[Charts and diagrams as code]
◇ ◇ ◇ ◇ ◇

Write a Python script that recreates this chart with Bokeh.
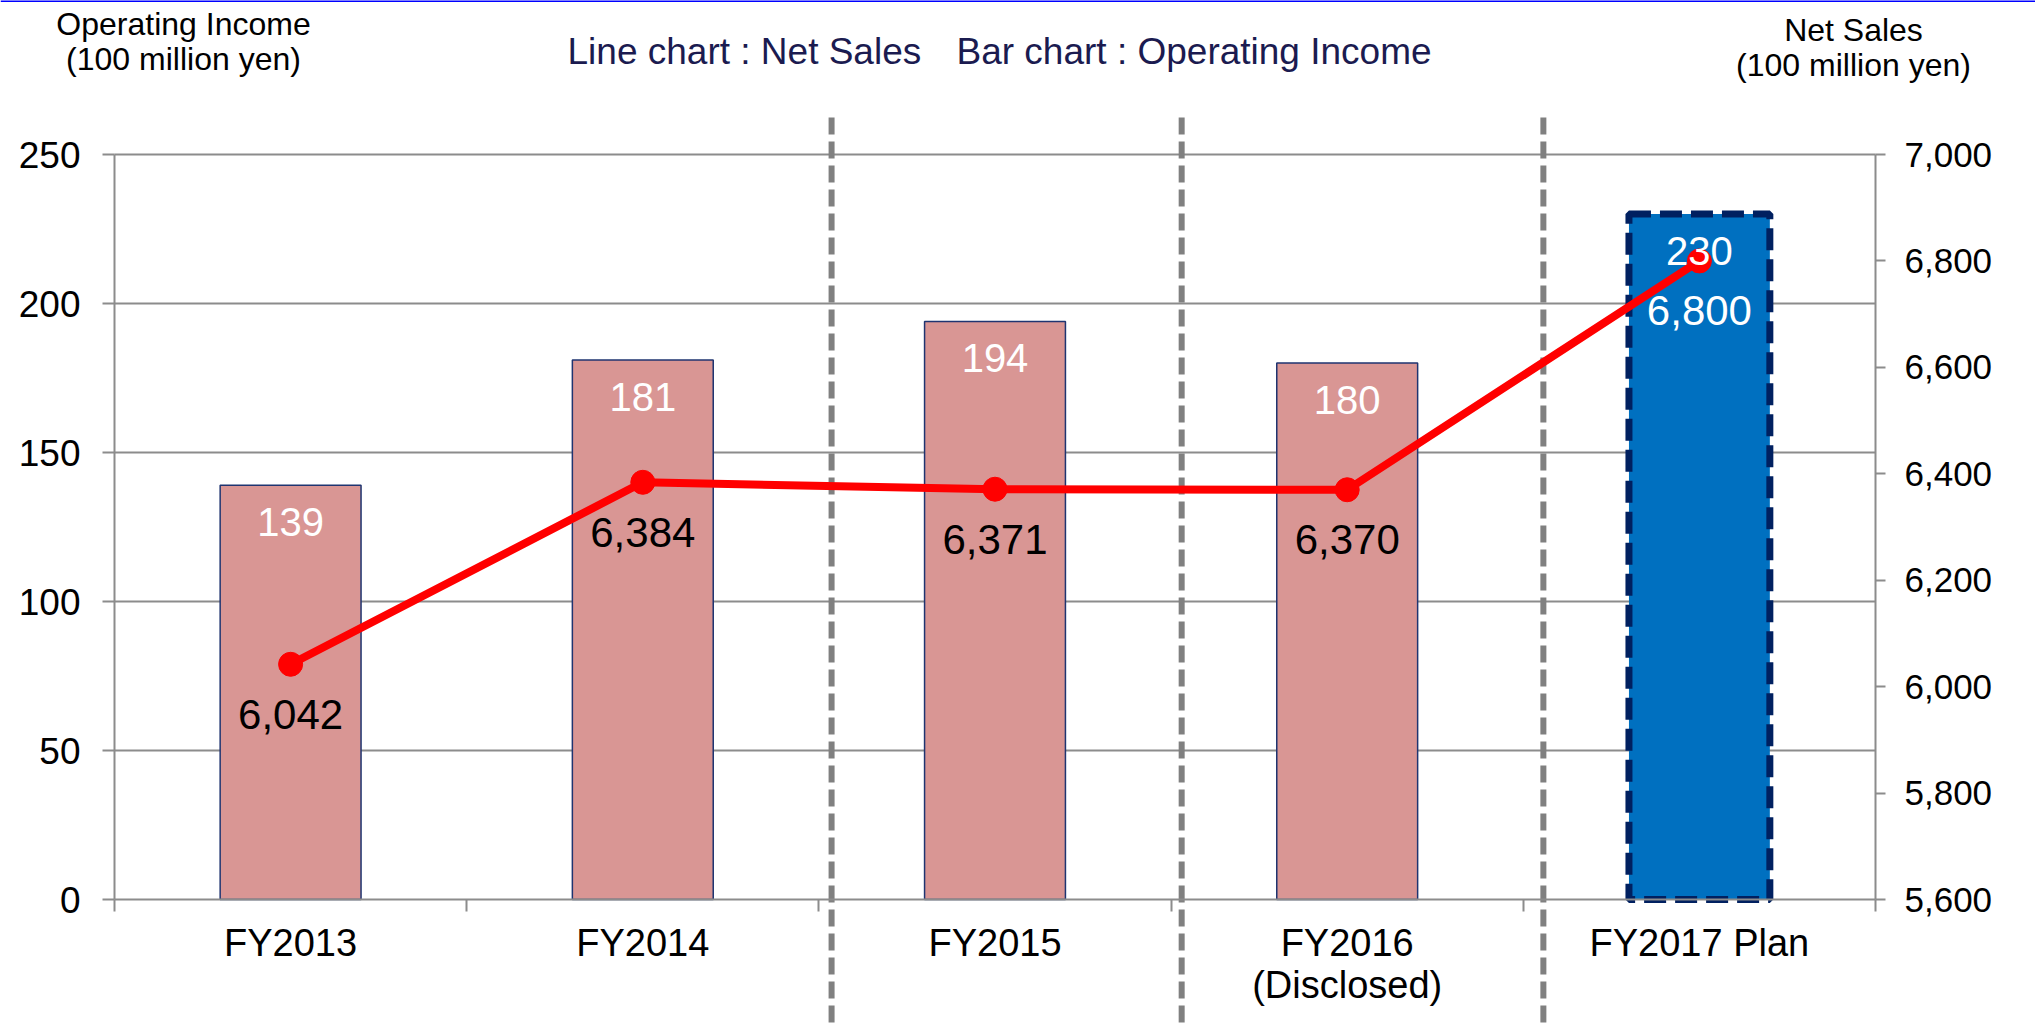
from bokeh.plotting import figure
from bokeh.models import (Range1d, LinearAxis, FixedTicker, NumeralTickFormatter,
                          ColumnDataSource, CDSView, IndexFilter, Label)
from bokeh.embed import file_html
from bokeh.resources import INLINE
from bokeh.core.properties import value

# ---- data ----
categories = ["FY2013", "FY2014", "FY2015", "FY2016\n(Disclosed)", "FY2017 Plan"]
operating_income = [139, 181, 194, 180, 230]
net_sales = [6042, 6384, 6371, 6370, 6800]
income_ticks = [0, 50, 100, 150, 200, 250]
sales_ticks = [5600, 5800, 6000, 6200, 6400, 6600, 6800, 7000]

FONT = "Liberation Sans"
GRAY = "#8c8c8c"
W, H = 2035, 1024

# layout of the plotting area on the canvas (pixels)
PL, PR, PT, PB = 114, 1875, 154, 899
n = len(categories)
xpp = n / (PR - PL)                       # x data units per pixel
ypp = (income_ticks[-1] - income_ticks[0]) / (PB - PT)
spp = (sales_ticks[-1] - sales_ticks[0]) / (PB - PT)

x_range = Range1d(-0.5 - PL * xpp, n - 0.5 + (W - PR) * xpp)
y_range = Range1d(income_ticks[0] - (H - PB) * ypp, income_ticks[-1] + PT * ypp)
s_range = Range1d(sales_ticks[0] - (H - PB) * spp, sales_ticks[-1] + PT * spp)

def px_x(px):
    return -0.5 + (px - PL) * xpp

def px_y(py):
    return (PB - py) * ypp

xs = list(range(n))
src = ColumnDataSource(dict(
    x=xs,
    income=operating_income,
    sales=net_sales,
    income_lbl=[str(v) for v in operating_income],
    sales_lbl=[f"{v:,}" for v in net_sales],
    sales_color=["black", "black", "black", "black", "white"],
))

p = figure(width=W, height=H, output_backend="svg", toolbar_location=None,
           x_range=x_range, y_range=y_range, min_border=0,
           min_border_left=0, min_border_right=0, min_border_top=0, min_border_bottom=0)
p.outline_line_color = None
p.background_fill_color = "white"
p.border_fill_color = "white"
p.extra_y_ranges = {"sales": s_range}
p.xgrid.visible = False
p.ygrid.visible = False

# x axis: labels at category centers, tick marks at category boundaries
xa = p.xaxis[0]
xa.fixed_location = 0
xa.bounds = (-0.5, n - 0.5)
xa.ticker = FixedTicker(ticks=xs, minor_ticks=[i - 0.5 for i in range(n + 1)])
xa.major_label_overrides = {i: c for i, c in enumerate(categories)}
xa.major_tick_line_color = None
xa.major_tick_out = 12
xa.major_tick_in = 0
xa.minor_tick_out = 12
xa.minor_tick_in = 0
xa.minor_tick_line_color = GRAY
xa.minor_tick_line_width = 2
xa.axis_line_color = GRAY
xa.axis_line_width = 2
xa.major_label_text_font = FONT
xa.major_label_text_font_size = "38px"
xa.major_label_text_color = "black"
xa.major_label_text_line_height = 1.0
xa.major_label_standoff = 10

ya = p.yaxis[0]
ya.fixed_location = -0.5
ya.bounds = (income_ticks[0], income_ticks[-1])
ya.ticker = FixedTicker(ticks=income_ticks)
ya.major_tick_out = 12
ya.major_tick_in = 0
ya.major_tick_line_color = GRAY
ya.major_tick_line_width = 2
ya.axis_line_color = GRAY
ya.axis_line_width = 2
ya.major_label_text_font = FONT
ya.major_label_text_font_size = "37px"
ya.major_label_text_color = "black"
ya.major_label_standoff = 22

ra = LinearAxis(y_range_name="sales", ticker=FixedTicker(ticks=sales_ticks),
                formatter=NumeralTickFormatter(format="0,0"))
ra.fixed_location = n - 0.5
ra.bounds = (sales_ticks[0], sales_ticks[-1])
ra.major_tick_out = 10
ra.major_tick_in = 0
ra.major_tick_line_color = GRAY
ra.major_tick_line_width = 2
ra.axis_line_color = GRAY
ra.axis_line_width = 2
ra.major_label_text_font = FONT
ra.major_label_text_font_size = "35px"
ra.major_label_text_color = "black"
ra.major_label_standoff = 19
p.add_layout(ra, "right")

# horizontal gridlines of the left axis, across the plotting area
p.segment(x0=-0.5, x1=n - 0.5, y0=income_ticks[1:], y1=income_ticks[1:],
          line_color=GRAY, line_width=2)

# thin blue rule along the top edge
p.segment(x0=x_range.start, x1=x_range.end, y0=px_y(0), y1=px_y(0),
          line_color="#0000FF", line_width=3)

# dashed dividers between periods
div_x = [b + off for b, off in [(1.5, 0.036), (2.5, 0.03), (3.5, 0.057)]]
p.segment(x0=div_x, x1=div_x, y0=px_y(117), y1=y_range.start,
          line_color="#808080", line_width=6, line_dash="17 7")

# bars
actual = CDSView(filter=IndexFilter(list(range(n - 1))))
plan = CDSView(filter=IndexFilter([n - 1]))
p.vbar(x="x", top="income", width=0.4, bottom=0, source=src, view=actual,
       fill_color="#D99694", line_color="#1F3470", line_width=1.5)
p.vbar(x="x", top="income", width=0.4, bottom=0, source=src, view=plan,
       fill_color="#0070C0", line_color="#002060", line_width=7, line_dash="22 9")

# line
p.line(x="x", y="sales", source=src, y_range_name="sales", line_color="#FF0000", line_width=8)
p.scatter(x="x", y="sales", source=src, y_range_name="sales", size=24,
          fill_color="#FF0000", line_color="#FF0000")

# data labels
p.text(x="x", y="income", text="income_lbl", source=src, y_offset=37,
       text_align="center", text_baseline="middle", text_color="white",
       text_font=value(FONT), text_font_size="40px")
p.text(x="x", y="sales", text="sales_lbl", source=src, y_range_name="sales", y_offset=50,
       text_align="center", text_baseline="middle", text_color="sales_color",
       text_font=value(FONT), text_font_size="42px")

def add_label(text, x, y, align, size, color="black"):
    p.add_layout(Label(x=px_x(x), y=px_y(y), text=text, text_align=align,
                       text_baseline="alphabetic", text_font=FONT,
                       text_font_size=size, text_color=color))

add_label("Operating Income", 183, 23, "center", "32px")
add_label("(100 million yen)", 183, 58, "center", "32px")
add_label("Net Sales", 1853, 29, "center", "32px")
add_label("(100 million yen)", 1853, 64, "center", "32px")
add_label("Line chart : Net Sales", 567, 51, "left", "37px", "#1B1B50")
add_label("Bar chart : Operating Income", 956, 51, "left", "37px", "#1B1B50")

open("out.html", "w").write(file_html(p, INLINE))
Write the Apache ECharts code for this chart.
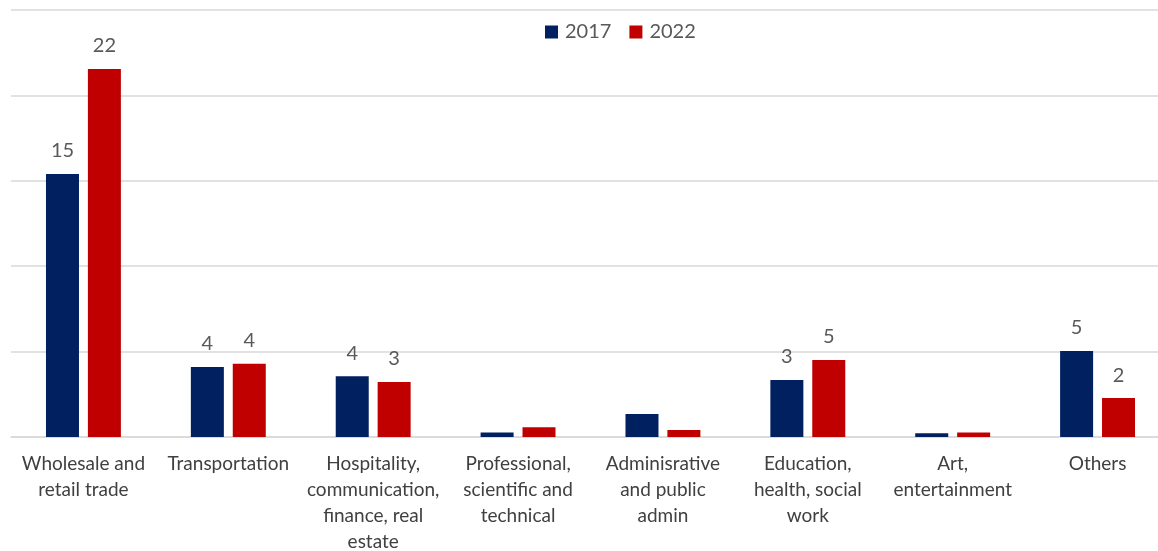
<!DOCTYPE html>
<html>
<head>
<meta charset="utf-8">
<script src="https://cdn.jsdelivr.net/npm/echarts@6/dist/echarts.min.js"></script>
<style>
  html, body { margin: 0; padding: 0; background: #ffffff; }
  #chart { width: 1158px; height: 551px; }
</style>
</head>
<body>
<div id="chart"></div>
<script>
// Sector categories (line breaks as shown under the axis)
const categories = [
  'Wholesale and\nretail trade',
  'Transportation',
  'Hospitality,\ncommunication,\nfinance, real\nestate',
  'Professional,\nscientific and\ntechnical',
  'Adminisrative\nand public\nadmin',
  'Education,\nhealth, social\nwork',
  'Art,\nentertainment',
  'Others'
];

const values2017 = [15.4, 4.1, 3.55, 0.26, 1.35, 3.34, 0.22, 5.04];
const values2022 = [21.55, 4.29, 3.22, 0.57, 0.41, 4.51, 0.26, 2.28];

// Which categories carry a value label
const labelled = [true, true, true, false, false, true, false, true];

const yTicks = [0, 5, 10, 15, 20, 25];

const FONT = 'Lato';
const TEXT = '#595959';

function seriesData(vals) {
  return vals.map((v, i) => ({
    value: v,
    label: { show: labelled[i] }
  }));
}

const barLabel = {
  position: 'top',
  distance: 13,
  color: TEXT,
  fontFamily: FONT,
  fontSize: 20,
  formatter: p => Math.round(p.value)
};

const chart = echarts.init(document.getElementById('chart'), null, { renderer: 'canvas' });
chart.setOption({
  animation: false,
  textStyle: { fontFamily: FONT },
  legend: {
    top: 17,
    left: 540,
    itemWidth: 13,
    itemHeight: 13,
    itemGap: 18,
    icon: 'rect',
    textStyle: { color: TEXT, fontFamily: FONT, fontSize: 20, padding: [0, 0, 0, 2] },
    data: ['2017', '2022']
  },
  grid: {
    left: 11, top: 10, width: 1159, height: 427,
    containLabel: false,
    outerBoundsMode: 'none'
  },
  xAxis: {
    type: 'category',
    data: categories,
    axisLine: { lineStyle: { color: '#d9d9d9', width: 1.5 } },
    axisTick: { show: false },
    axisLabel: {
      interval: 0,
      color: '#404040',
      fontFamily: FONT,
      fontSize: 19,
      lineHeight: 26,
      margin: 14
    }
  },
  yAxis: {
    type: 'value',
    min: yTicks[0],
    max: yTicks[yTicks.length - 1],
    interval: yTicks[1] - yTicks[0],
    axisLabel: { show: false },
    axisLine: { show: false },
    axisTick: { show: false },
    splitLine: { lineStyle: { color: '#d9d9d9', width: 1.5 } }
  },
  series: [
    {
      name: '2017',
      type: 'bar',
      data: seriesData(values2017),
      barWidth: 33,
      barGap: '27%',
      itemStyle: { color: '#002060' },
      label: barLabel
    },
    {
      name: '2022',
      type: 'bar',
      data: seriesData(values2022),
      barWidth: 33,
      barGap: '27%',
      itemStyle: { color: '#C00000' },
      label: barLabel
    }
  ]
});
</script>
</body>
</html>
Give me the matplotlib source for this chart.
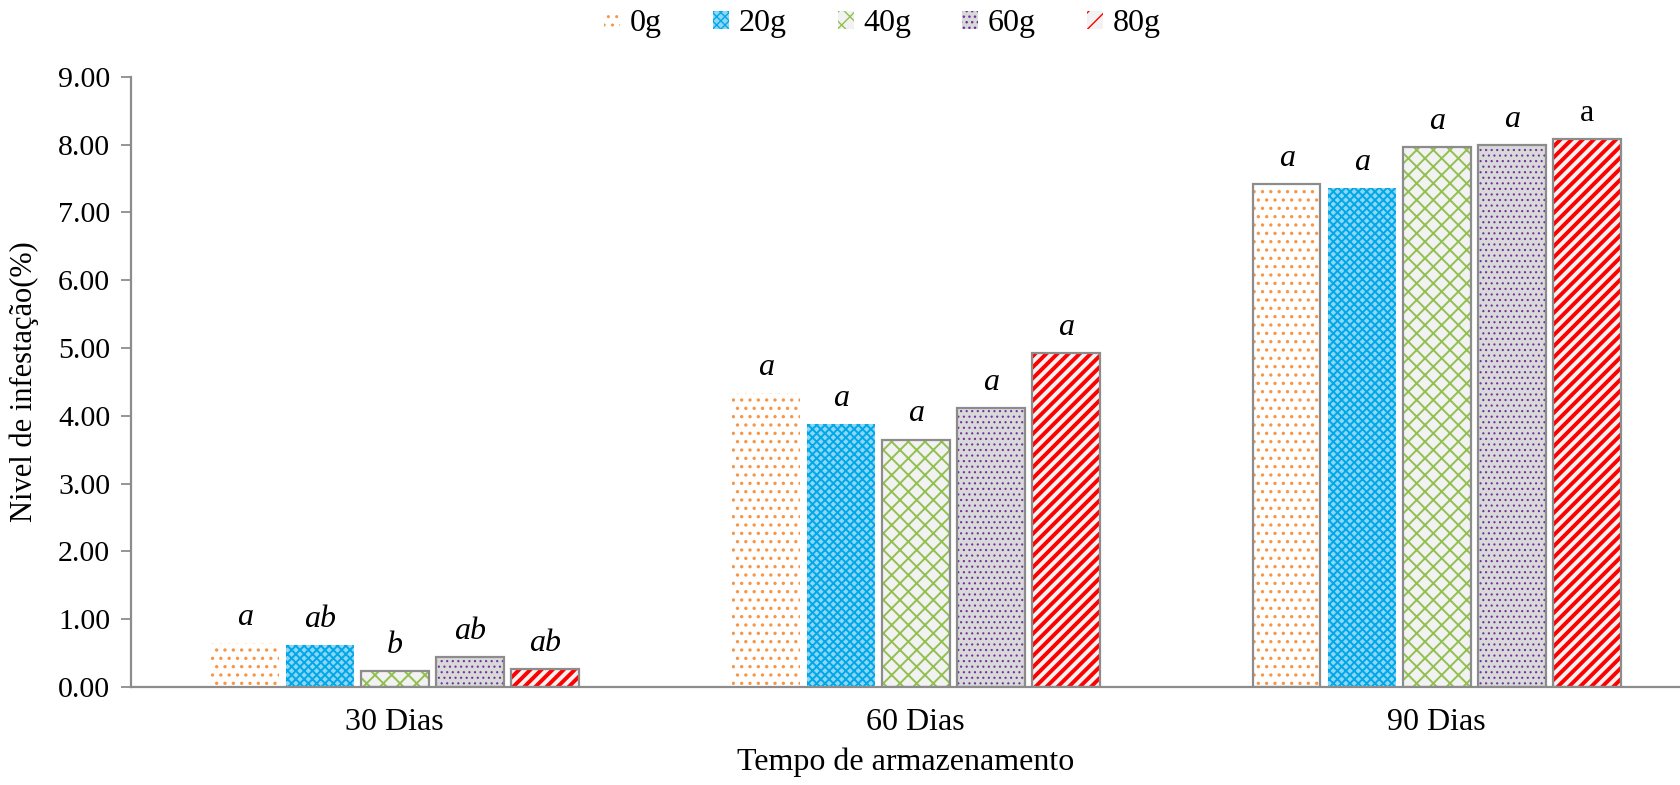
import numpy as np
import matplotlib.pyplot as plt
from matplotlib.patches import Patch

plt.rcParams['font.family'] = ['Liberation Serif', 'DejaVu Serif']

dias = ['30 Dias', '60 Dias', '90 Dias']
doses = ['0g', '20g', '40g', '60g', '80g']
v0 = [0.65, 4.33, 7.42]
v20 = [0.62, 3.88, 7.36]
v40 = [0.24, 3.65, 7.97]
v60 = [0.44, 4.11, 8.00]
v80 = [0.27, 4.92, 8.08]
letras = [['a', 'a', 'a'], ['ab', 'a', 'a'], ['b', 'a', 'a'], ['ab', 'a', 'a'], ['ab', 'a', 'a']]
valores = [v0, v20, v40, v60, v80]

# face, hatch colour, hatch, hatch lw
estilos = [
    ('white', '#f79646', '..', 1.2),
    ('#8fd6f5', '#00a8e8', 'xxxx', 1.4),
    ('#f2f2f2', '#92c050', 'xx', 1.4),
    ('#d9d9d9', '#7030a0', '...', 0.8),
    ('#f2f2f2', '#ff0000', '///', 2.8),
]
borda = '#8c8c8c'

fig = plt.figure(figsize=(16.81, 7.85), dpi=100)
ax = fig.add_axes([0.078, 0.125, 0.922, 0.777])

x = np.arange(len(dias))
w = 0.13
passo = 0.144
handles = []
for i, (vals, est) in enumerate(zip(valores, estilos)):
    fc, hc, hatch, hlw = est
    pos = x + (i - 2) * passo
    with plt.rc_context({'hatch.linewidth': hlw}):
        bars = ax.bar(pos, vals, width=w, color=fc, edgecolor=hc, hatch=hatch, linewidth=0)
        for b in bars:
            if hasattr(b, 'set_hatch_linewidth'):
                b.set_hatch_linewidth(hlw)
    if i == 0:
        # only the 90 day bar has a border
        ax.bar(pos[2], vals[2], width=w, fill=False, edgecolor=borda, linewidth=1.6)
    elif i >= 2:
        ax.bar(pos, vals, width=w, fill=False, edgecolor=borda, linewidth=1.6)
    for j in range(len(dias)):
        estilo = 'normal' if (i == 4 and j == 2) else 'italic'
        ax.annotate(letras[i][j], (pos[j], vals[j]), xytext=(0, 13), textcoords='offset points',
                    ha='center', va='baseline', fontsize=23, fontstyle=estilo)
    hp = Patch(facecolor=fc, edgecolor=hc, hatch=hatch.replace('///', '//'), linewidth=0)
    handles.append(hp)

ax.set_xlim(-0.506, 2.469)
ax.set_ylim(0, 9)
ax.set_yticks(np.arange(0, 9.01, 1))
ax.set_yticklabels(['%.2f' % t for t in np.arange(0, 9.01, 1)])
ax.set_xticks(x)
ax.set_xticklabels(dias)
ax.tick_params(axis='x', length=0, labelsize=23, pad=15)
ax.tick_params(axis='y', length=7, width=1.3, color=borda, labelsize=21.5, pad=8, direction='out')
for s in ['top', 'right']:
    ax.spines[s].set_visible(False)
for s in ['left', 'bottom']:
    ax.spines[s].set_color(borda)
    ax.spines[s].set_linewidth(1.6)

ax.set_ylabel('Nivel de infestação(%)', fontsize=22, labelpad=14)
ax.set_xlabel('Tempo de armazenamento', fontsize=23, labelpad=8)

fig.legend(handles, doses, loc='upper center', bbox_to_anchor=(0.525, 1.025), ncol=5,
           frameon=False, fontsize=23, handlelength=0.5, handleheight=0.5,
           handletextpad=0.3, columnspacing=1.6)

fig.savefig('out.png', dpi=100)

◇ ◇ ◇ ◇ ◇

■ **What to work on**: Look for the word "script" and return every line where it occurs.

■ **Solution below**:
Write a Python script that recreates this chart with Bokeh.
<script src="https://cdn.jsdelivr.net/npm/echarts@6/dist/echarts.min.js"></script>
<script>
</script>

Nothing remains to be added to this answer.